Economics made some sense of their monetary system, but what starts the process? Energy, commodities, goods and services can not be added in vacua. So how can their symbols – money – come into being arbitrarily, and then just as arbitrarily be placed into isomorphic correspondence with things and itself? If that sounds confusing, then wonder with me how metal coins and papers of fibrous nature can increase themselves in the absence of replicating genes? Or – as would seem fundamental to Human society – if energy, commodities, goods and services are not increased numerically, then how does the increase in money make such. Fundamentally I believe that Humans are merely trying to repeal the law of conservation of matter-energy.
Whereas a monetary system based upon the total accessible energy makes sense, Human circumlocution and unreasoned and arbitrary logic, where each strives to take an advantage by increasing their symbols, deprives all of such a basic and clean solution.

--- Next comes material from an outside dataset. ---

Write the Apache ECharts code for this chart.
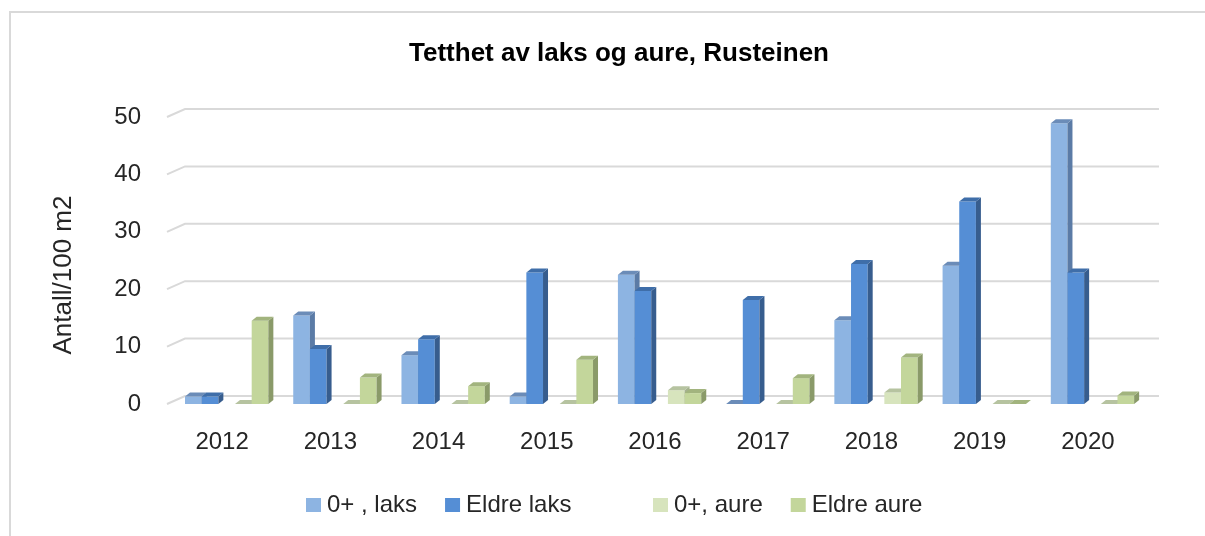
<!DOCTYPE html>
<html>
<head>
<meta charset="utf-8">
<script src="https://cdn.jsdelivr.net/npm/echarts@6/dist/echarts.min.js"></script>
<style>
  html, body { margin: 0; padding: 0; background: #fff; }
  #main { width: 1205px; height: 536px; }
</style>
</head>
<body>
<div id="main"></div>
<script>
let chart = echarts.init(document.getElementById('main'));

// Data
const years = ['2012', '2013', '2014', '2015', '2016', '2017', '2018', '2019', '2020'];
const laks0 = [1.3, 15.4, 8.5, 1.3, 22.5, 0, 14.6, 24.1, 48.9];
const laksEldre = [1.3, 9.6, 11.3, 22.9, 19.7, 18.1, 24.4, 35.3, 22.9];
const aure0 = [0, 0, 0, 0, 2.4, 0, 2.0, 0, 0];
const aureEldre = [14.5, 4.6, 3.1, 7.7, 1.9, 4.5, 8.1, 0, 1.5];
const yTicks = [0, 10, 20, 30, 40, 50];

const FONT = '"Liberation Sans", Arial, sans-serif';
const TXT = '#262626';

// bar depth (3D look) and back-wall offset
const DX = 5, DY = 4;
const WX = 17, WY = 8;

function barRender(slot, colors) {
    return function (params, api) {
        let idx = api.value(0);
        let v = api.value(1);
        let base = api.coord([idx, 0]);
        let top = api.coord([idx, v]);
        let bw = api.size([1, 0])[0];
        let w = bw * 0.154;
        let x0 = base[0] - bw * 0.3427 + slot * w;
        let x1 = x0 + w;
        let yb = base[1], yt = top[1];
        return {
            type: 'group',
            children: [
                { type: 'rect', shape: { x: x0, y: yt, width: w, height: yb - yt }, style: { fill: colors[0] } },
                { type: 'polygon', shape: { points: [[x1, yb], [x1, yt], [x1 + DX, yt - DY], [x1 + DX, yb - DY]] }, style: { fill: colors[2] } },
                { type: 'polygon', shape: { points: [[x0, yt], [x1, yt], [x1 + DX, yt - DY], [x0 + DX, yt - DY]] }, style: { fill: colors[1] } }
            ]
        };
    };
}

function gridRender(params, api) {
    let cs = params.coordSys;
    let y = api.coord([0, api.value(1)])[1];
    return {
        type: 'polyline',
        shape: { points: [[cs.x - 1, y], [cs.x + WX, y - WY], [cs.x + cs.width + WX, y - WY]] },
        style: { stroke: '#d9d9d9', lineWidth: 2, fill: null }
    };
}

function barSeries(name, values, slot, colors) {
    return {
        name: name,
        type: 'custom',
        renderItem: barRender(slot, colors),
        data: values.map((v, i) => [i, v]),
        encode: { x: 0, y: 1 },
        itemStyle: { color: colors[0] },
        z: 3,
        silent: true
    };
}

let legendBase = {
    orient: 'horizontal',
    top: 493,
    padding: 0,
    itemWidth: 15,
    itemHeight: 14,
    itemGap: 28,
    icon: 'rect',
    selectedMode: false,
    textStyle: { fontFamily: FONT, fontSize: 24, color: TXT, padding: [0, 0, 0, 1] }
};

let option = {
    animation: false,
    backgroundColor: '#fff',
    title: {
        text: 'Tetthet av laks og aure, Rusteinen',
        left: 614,
        textAlign: 'center',
        top: 36,
        textStyle: { fontFamily: FONT, fontSize: 26, fontWeight: 'bold', color: '#000' }
    },
    legend: [
        Object.assign({}, legendBase, { left: 306, data: ['0+ , laks', 'Eldre laks'] }),
        Object.assign({}, legendBase, { left: 653, data: ['0+, aure', 'Eldre aure'] })
    ],
    grid: { left: 168, right: 63, top: 117, bottom: 132 },
    xAxis: {
        type: 'category',
        data: years,
        axisLine: { show: false },
        axisTick: { show: false },
        axisLabel: { fontFamily: FONT, fontSize: 24, color: TXT, margin: 26 }
    },
    yAxis: {
        type: 'value',
        min: 0,
        max: 50,
        interval: 10,
        axisLine: { show: false },
        axisTick: { show: false },
        splitLine: { show: false },
        axisLabel: { fontFamily: FONT, fontSize: 24, color: TXT, margin: 27, padding: [8, 0, 0, 0] }
    },
    graphic: [
        {
            type: 'rect', z: -10, silent: true,
            shape: { x: 10, y: 12, width: 1400, height: 800 },
            style: { fill: null, stroke: '#d9d9d9', lineWidth: 2 }
        },
        {
            type: 'text', x: 64, y: 275, rotation: Math.PI / 2, silent: true,
            style: {
                text: 'Antall/100 m2', fontFamily: FONT, fontSize: 26, fill: TXT,
                align: 'center', verticalAlign: 'middle'
            }
        }
    ],
    series: [
        {
            name: 'wall',
            type: 'custom',
            renderItem: gridRender,
            data: yTicks.map(t => [0, t]),
            encode: { x: 0, y: 1 },
            z: 1,
            silent: true
        },
        barSeries('0+ , laks', laks0, 0, ['#8db4e2', '#6b8cb8', '#5b7ba6']),
        barSeries('Eldre laks', laksEldre, 1, ['#558ed5', '#3f6ea9', '#375d8e']),
        barSeries('0+, aure', aure0, 3, ['#d7e4bd', '#b6c3a0', '#a5b18f']),
        barSeries('Eldre aure', aureEldre, 4, ['#c3d69b', '#a2b47e', '#8a9a69'])
    ]
};

chart.setOption(option);
</script>
</body>
</html>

Humans, of course, cannot reason from total system orientations, so I do come to comprehend why of their deficiency.
I am also emotionally perplexed by behavioural psychology and history where, in the latter, textbooks seem to reflect what is desirable, not what is. That, as paradoxes usually do, eventually points a way to better understanding of Tony’s civilization.
Thinking to learn faster, I approach a teacher, asking for explanations of Feren’s political paradoxes. I am again jailed, as if some kind of nefarious enemy against the state!
Again I release myself, disappearing from the view of many.
Later three instructors refuse to discuss my questions, but I persist until one day a very elderly Human with silver-greying hair and long gnarled fingers, raises the Human hush sign to lips. Quietly, in a most natural way, he writes out his address and hands it to me.
As I stand before his doorway, ready to press inward the button that makes doors to buzz, some to ring, others to chime, I wonder if I am again to be jailed. And, if so, for what? This door buzzes. He of the thatched silver-gray answers, standing tall with long whitened hair curling delicately at his ears. I sense four others inside.
He smiles with cheerful recognition, bushy-haired eyebrows raising slightly at each corner.
I am waved to a chair all covered with soft and springy materials, handed a sweetened and chilled drink, frozen water bobbing gently therein, and he explains with a sweeping hand wave, “These are my students, the only ones who have had the courage to question.”
“Since questions can lead to jail,” I brazenly reply, “can you be sure that I will not lead all of you there?”
“Oh!” he laughs. “I’ve had much dealing with police states. You are too awkward. You could not have passed their training programmes and remained so wide-eyed innocent!”
V
“Ah, but that’s the point,” Trod Gerard pendantically elucidates’ settling into soft cushions, and placing tapping fingers on arms built into the chair for resting Human appendages “Our Quations planetary system was once part of the distant confederation known as the Galactic Council. As the galactic civilization spread, communication and control problems became insurmountable between governing bodies.”
“But why – ah – specially bred?” one young and petite youth questions, the female’s hair flicking this way and that with each pause and enunciation. (It is then I realise that my hair hangs long and dangles with each motion of my Human body.)
“Co-ordination. As communication and co-ordination became exponentially complex, ordinary or average citizens can not cope. Thus, biology to the rescue. Galactic Co-ordinators, genetically bred, genetically designed, were faster with retentive memories, superior in co-ordination –.”
“Dr Gerard?” The burly and clean faced youth with rounded face and smiling disposition interposed both speech and hand before our tutor. “Even improved biology did not save the union, did it?”